- **THE TASK**:
Output every line of the material exactly, omitting images.

- **DATA RECORDS**:
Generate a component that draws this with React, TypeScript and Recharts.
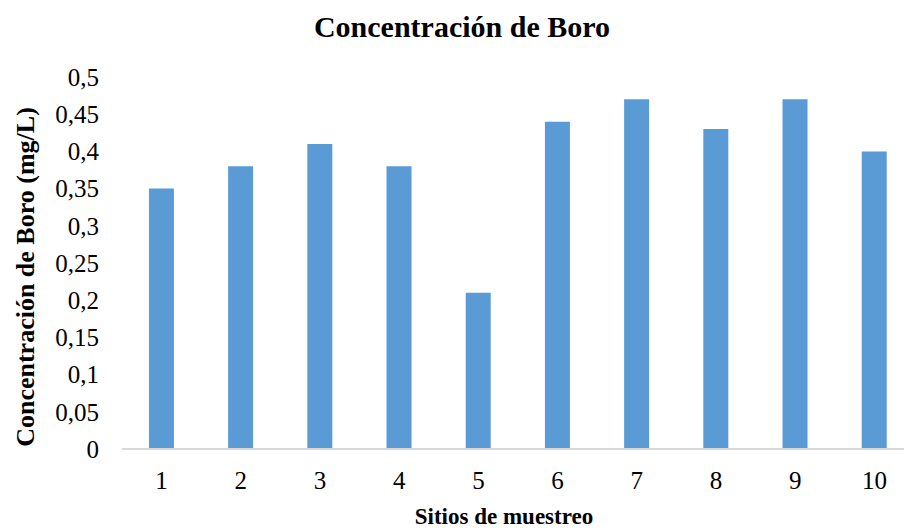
import { Bar, BarChart, Label, XAxis, YAxis } from "recharts"

const SITES = ["1", "2", "3", "4", "5", "6", "7", "8", "9", "10"]
const BORON = [0.35, 0.38, 0.41, 0.38, 0.21, 0.44, 0.47, 0.43, 0.47, 0.4]
const Y_TICKS = [0, 0.05, 0.1, 0.15, 0.2, 0.25, 0.3, 0.35, 0.4, 0.45, 0.5]

const FONT = "Liberation Serif, Times New Roman, Times, DejaVu Serif, serif"
const BAR_COLOR = "#5B9BD5"

const data = SITES.map((site, i) => ({ site, boro: BORON[i] }))

// Excel-style decimal comma
const fmt = (v: number) => String(v).replace(".", ",")

export default function App() {
  return (
    <div
      style={{
        position: "absolute",
        left: 0,
        top: 0,
        width: 904,
        height: 529,
        overflow: "hidden",
        background: "#fff",
        fontFamily: FONT,
      }}
    >
      <div
        style={{
          position: "absolute",
          top: 9,
          left: 0,
          width: 924,
          textAlign: "center",
          fontSize: 30,
          lineHeight: "36px",
          fontWeight: 700,
          color: "#000",
          fontFamily: FONT,
        }}
      >
        Concentración de Boro
      </div>
      <BarChart
        width={920}
        height={529}
        data={data}
        margin={{ top: 77, right: 6, bottom: 0, left: 0 }}
        barCategoryGap="34%"
        style={{ fontFamily: FONT }}
      >
        <XAxis
          dataKey="site"
          height={80}
          axisLine={{ stroke: "#D9D9D9", strokeWidth: 2 }}
          tickLine={false}
          tickSize={0}
          tickMargin={22}
          tick={{ fill: "#000", fontSize: 25, fontFamily: FONT }}
        >
          <Label
            content={() => (
              <text
                x={504}
                y={524}
                textAnchor="middle"
                style={{ fontFamily: FONT, fontSize: 23, fontWeight: 700 }}
                fill="#000"
              >
                Sitios de muestreo
              </text>
            )}
          />
        </XAxis>
        <YAxis
          width={122}
          domain={[0, 0.5]}
          ticks={Y_TICKS}
          interval={0}
          axisLine={false}
          tickLine={false}
          tickSize={0}
          tickMargin={23}
          tickFormatter={fmt}
          tick={{ fill: "#000", fontSize: 25, fontFamily: FONT }}
        >
          <Label
            content={() => (
              <text
                x={25}
                y={277}
                transform="rotate(-90 25 277)"
                textAnchor="middle"
                dominantBaseline="central"
                style={{ fontFamily: FONT, fontSize: 26, fontWeight: 700 }}
                fill="#000"
              >
                Concentración de Boro (mg/L)
              </text>
            )}
          />
        </YAxis>
        <Bar dataKey="boro" fill={BAR_COLOR} isAnimationActive={false} />
      </BarChart>
    </div>
  )
}
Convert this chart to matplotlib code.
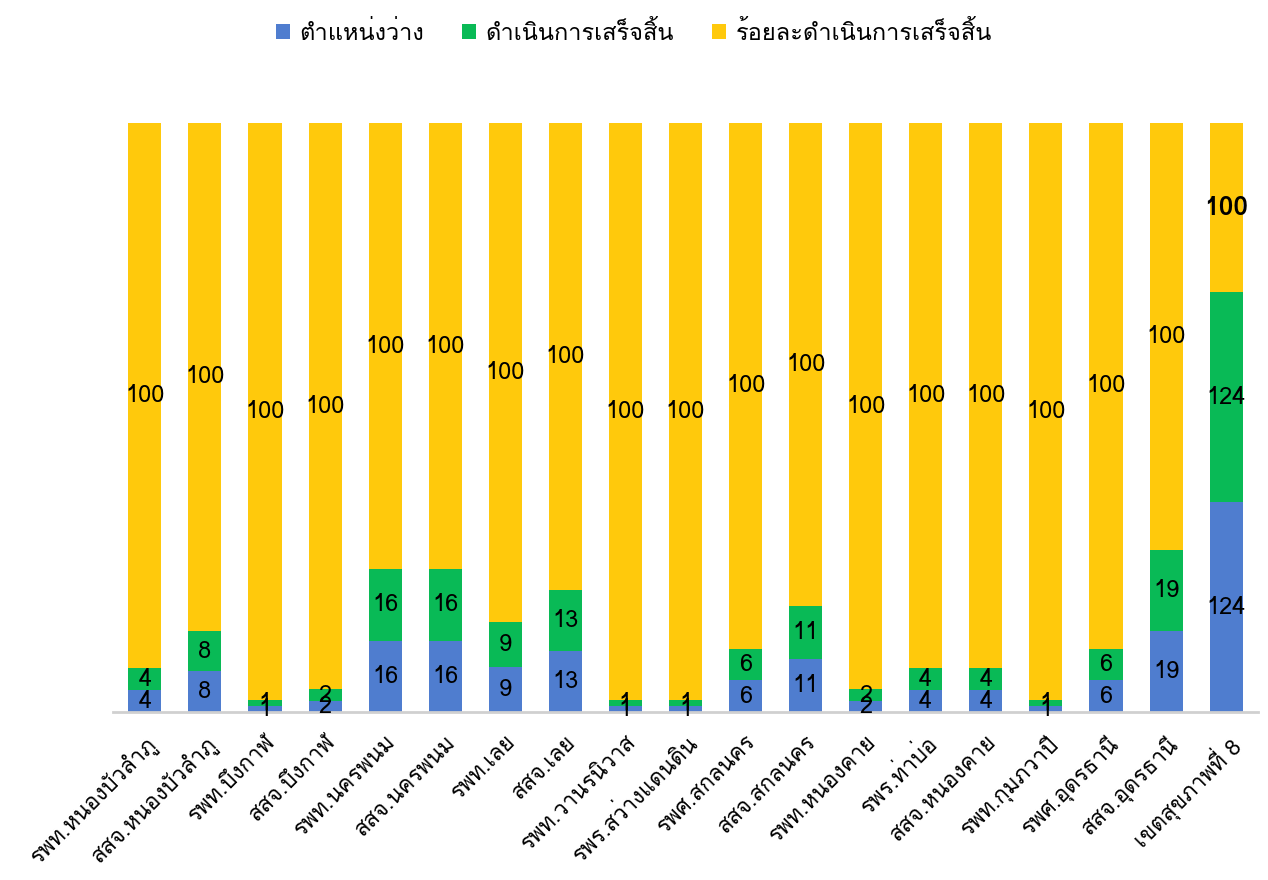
import numpy as np
import matplotlib
matplotlib.use("Agg")
import matplotlib.pyplot as plt
from matplotlib import font_manager
from matplotlib.ft2font import FT2Font

# ชื่อหน่วยงาน
labels = ["รพท.หนองบัวลำภู", "สสจ.หนองบัวลำภู", "รพท.บึงกาฬ", "สสจ.บึงกาฬ",
          "รพท.นครพนม", "สสจ.นครพนม", "รพท.เลย", "สสจ.เลย",
          "รพท.วานรนิวาส", "รพร.สว่างแดนดิน", "รพศ.สกลนคร", "สสจ.สกลนคร",
          "รพท.หนองคาย", "รพร.ท่าบ่อ", "สสจ.หนองคาย", "รพท.กุมภวาปี",
          "รพศ.อุดรธานี", "สสจ.อุดรธานี", "เขตสุขภาพที่ 8"]
vacant = [4, 8, 1, 2, 16, 16, 9, 13, 1, 1, 6, 11, 2, 4, 4, 1, 6, 19, 124]
done = [4, 8, 1, 2, 16, 16, 9, 13, 1, 1, 6, 11, 2, 4, 4, 1, 6, 19, 124]
percent = [100] * 19

series_names = ["ตำแหน่งว่าง", "ดำเนินการเสร็จสิ้น", "ร้อยละดำเนินการเสร็จสิ้น"]
colors = ["#4F7DCF", "#09BA56", "#FFC90C"]


# หาฟอนต์ที่มีอักษรไทย
def find_thai_font():
    for f in font_manager.fontManager.ttflist:
        try:
            if ord("ก") in FT2Font(f.fname).get_charmap():
                return f.name
        except Exception:
            pass
    return "DejaVu Sans"


thai_font = find_thai_font()
plt.rcParams["font.family"] = [thai_font, "DejaVu Sans"]

fig = plt.figure(figsize=(12.68, 8.80), dpi=100)
ax = fig.add_axes([113 / 1268, (880 - 712) / 880, (1258 - 113) / 1268, (712 - 123) / 880])

data = np.array([vacant, done, percent], dtype=float)
totals = data.sum(axis=0)
shares = data / totals  # 100% stacked
x = np.arange(len(labels))

bottom = np.zeros(len(labels))
for k in range(3):
    ax.bar(x, shares[k], 0.55, bottom=bottom, color=colors[k], label=series_names[k], zorder=2)
    for i in range(len(labels)):
        yc = bottom[i] + shares[k][i] / 2
        if k == 2 and i == len(labels) - 1:
            ax.text(x[i], yc, f"{data[k][i]:.0f}", ha="center", va="center",
                    fontsize=19, fontweight="bold", zorder=3)
        else:
            ax.text(x[i], yc, f"{data[k][i]:.0f}", ha="center", va="center",
                    fontsize=17, zorder=3)
    bottom += shares[k]

ax.set_xlim(-0.53, len(labels) - 0.47)
ax.set_ylim(0, 1)
ax.set_yticks([])
for s in ["top", "right", "left"]:
    ax.spines[s].set_visible(False)
ax.spines["bottom"].set_color("#d0d0d0")
ax.spines["bottom"].set_linewidth(2)

ax.set_xticks(x)
ax.set_xticklabels(labels, rotation=45, ha="right", rotation_mode="anchor", fontsize=16)
ax.tick_params(axis="x", length=0, pad=14)

fig.legend(loc="upper center", bbox_to_anchor=(0.5, 1.0), ncol=3, frameon=False,
           fontsize=17, handlelength=0.6, handleheight=0.6, handletextpad=0.4, columnspacing=1.6)

fig.savefig("out.png", dpi=100, facecolor="white")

- **WRITTEN SOLUTION**:
Generate a component that draws this with React, TypeScript and Recharts.
import { Bar, BarChart, Label, XAxis, YAxis } from "recharts"

const SITES = ["1", "2", "3", "4", "5", "6", "7", "8", "9", "10"]
const BORON = [0.35, 0.38, 0.41, 0.38, 0.21, 0.44, 0.47, 0.43, 0.47, 0.4]
const Y_TICKS = [0, 0.05, 0.1, 0.15, 0.2, 0.25, 0.3, 0.35, 0.4, 0.45, 0.5]

const FONT = "Liberation Serif, Times New Roman, Times, DejaVu Serif, serif"
const BAR_COLOR = "#5B9BD5"

const data = SITES.map((site, i) => ({ site, boro: BORON[i] }))

// Excel-style decimal comma
const fmt = (v: number) => String(v).replace(".", ",")

export default function App() {
  return (
    <div
      style={{
        position: "absolute",
        left: 0,
        top: 0,
        width: 904,
        height: 529,
        overflow: "hidden",
        background: "#fff",
        fontFamily: FONT,
      }}
    >
      <div
        style={{
          position: "absolute",
          top: 9,
          left: 0,
          width: 924,
          textAlign: "center",
          fontSize: 30,
          lineHeight: "36px",
          fontWeight: 700,
          color: "#000",
          fontFamily: FONT,
        }}
      >
        Concentración de Boro
      </div>
      <BarChart
        width={920}
        height={529}
        data={data}
        margin={{ top: 77, right: 6, bottom: 0, left: 0 }}
        barCategoryGap="34%"
        style={{ fontFamily: FONT }}
      >
        <XAxis
          dataKey="site"
          height={80}
          axisLine={{ stroke: "#D9D9D9", strokeWidth: 2 }}
          tickLine={false}
          tickSize={0}
          tickMargin={22}
          tick={{ fill: "#000", fontSize: 25, fontFamily: FONT }}
        >
          <Label
            content={() => (
              <text
                x={504}
                y={524}
                textAnchor="middle"
                style={{ fontFamily: FONT, fontSize: 23, fontWeight: 700 }}
                fill="#000"
              >
                Sitios de muestreo
              </text>
            )}
          />
        </XAxis>
        <YAxis
          width={122}
          domain={[0, 0.5]}
          ticks={Y_TICKS}
          interval={0}
          axisLine={false}
          tickLine={false}
          tickSize={0}
          tickMargin={23}
          tickFormatter={fmt}
          tick={{ fill: "#000", fontSize: 25, fontFamily: FONT }}
        >
          <Label
            content={() => (
              <text
                x={25}
                y={277}
                transform="rotate(-90 25 277)"
                textAnchor="middle"
                dominantBaseline="central"
                style={{ fontFamily: FONT, fontSize: 26, fontWeight: 700 }}
                fill="#000"
              >
                Concentración de Boro (mg/L)
              </text>
            )}
          />
        </YAxis>
        <Bar dataKey="boro" fill={BAR_COLOR} isAnimationActive={false} />
      </BarChart>
    </div>
  )
}
Convert this chart to matplotlib code.
import numpy as np
import matplotlib
matplotlib.use("Agg")
import matplotlib.pyplot as plt
from matplotlib import font_manager
from matplotlib.ft2font import FT2Font

# ชื่อหน่วยงาน
labels = ["รพท.หนองบัวลำภู", "สสจ.หนองบัวลำภู", "รพท.บึงกาฬ", "สสจ.บึงกาฬ",
          "รพท.นครพนม", "สสจ.นครพนม", "รพท.เลย", "สสจ.เลย",
          "รพท.วานรนิวาส", "รพร.สว่างแดนดิน", "รพศ.สกลนคร", "สสจ.สกลนคร",
          "รพท.หนองคาย", "รพร.ท่าบ่อ", "สสจ.หนองคาย", "รพท.กุมภวาปี",
          "รพศ.อุดรธานี", "สสจ.อุดรธานี", "เขตสุขภาพที่ 8"]
vacant = [4, 8, 1, 2, 16, 16, 9, 13, 1, 1, 6, 11, 2, 4, 4, 1, 6, 19, 124]
done = [4, 8, 1, 2, 16, 16, 9, 13, 1, 1, 6, 11, 2, 4, 4, 1, 6, 19, 124]
percent = [100] * 19

series_names = ["ตำแหน่งว่าง", "ดำเนินการเสร็จสิ้น", "ร้อยละดำเนินการเสร็จสิ้น"]
colors = ["#4F7DCF", "#09BA56", "#FFC90C"]


# หาฟอนต์ที่มีอักษรไทย
def find_thai_font():
    for f in font_manager.fontManager.ttflist:
        try:
            if ord("ก") in FT2Font(f.fname).get_charmap():
                return f.name
        except Exception:
            pass
    return "DejaVu Sans"


thai_font = find_thai_font()
plt.rcParams["font.family"] = [thai_font, "DejaVu Sans"]

fig = plt.figure(figsize=(12.68, 8.80), dpi=100)
ax = fig.add_axes([113 / 1268, (880 - 712) / 880, (1258 - 113) / 1268, (712 - 123) / 880])

data = np.array([vacant, done, percent], dtype=float)
totals = data.sum(axis=0)
shares = data / totals  # 100% stacked
x = np.arange(len(labels))

bottom = np.zeros(len(labels))
for k in range(3):
    ax.bar(x, shares[k], 0.55, bottom=bottom, color=colors[k], label=series_names[k], zorder=2)
    for i in range(len(labels)):
        yc = bottom[i] + shares[k][i] / 2
        if k == 2 and i == len(labels) - 1:
            ax.text(x[i], yc, f"{data[k][i]:.0f}", ha="center", va="center",
                    fontsize=19, fontweight="bold", zorder=3)
        else:
            ax.text(x[i], yc, f"{data[k][i]:.0f}", ha="center", va="center",
                    fontsize=17, zorder=3)
    bottom += shares[k]

ax.set_xlim(-0.53, len(labels) - 0.47)
ax.set_ylim(0, 1)
ax.set_yticks([])
for s in ["top", "right", "left"]:
    ax.spines[s].set_visible(False)
ax.spines["bottom"].set_color("#d0d0d0")
ax.spines["bottom"].set_linewidth(2)

ax.set_xticks(x)
ax.set_xticklabels(labels, rotation=45, ha="right", rotation_mode="anchor", fontsize=16)
ax.tick_params(axis="x", length=0, pad=14)

fig.legend(loc="upper center", bbox_to_anchor=(0.5, 1.0), ncol=3, frameon=False,
           fontsize=17, handlelength=0.6, handleheight=0.6, handletextpad=0.4, columnspacing=1.6)

fig.savefig("out.png", dpi=100, facecolor="white")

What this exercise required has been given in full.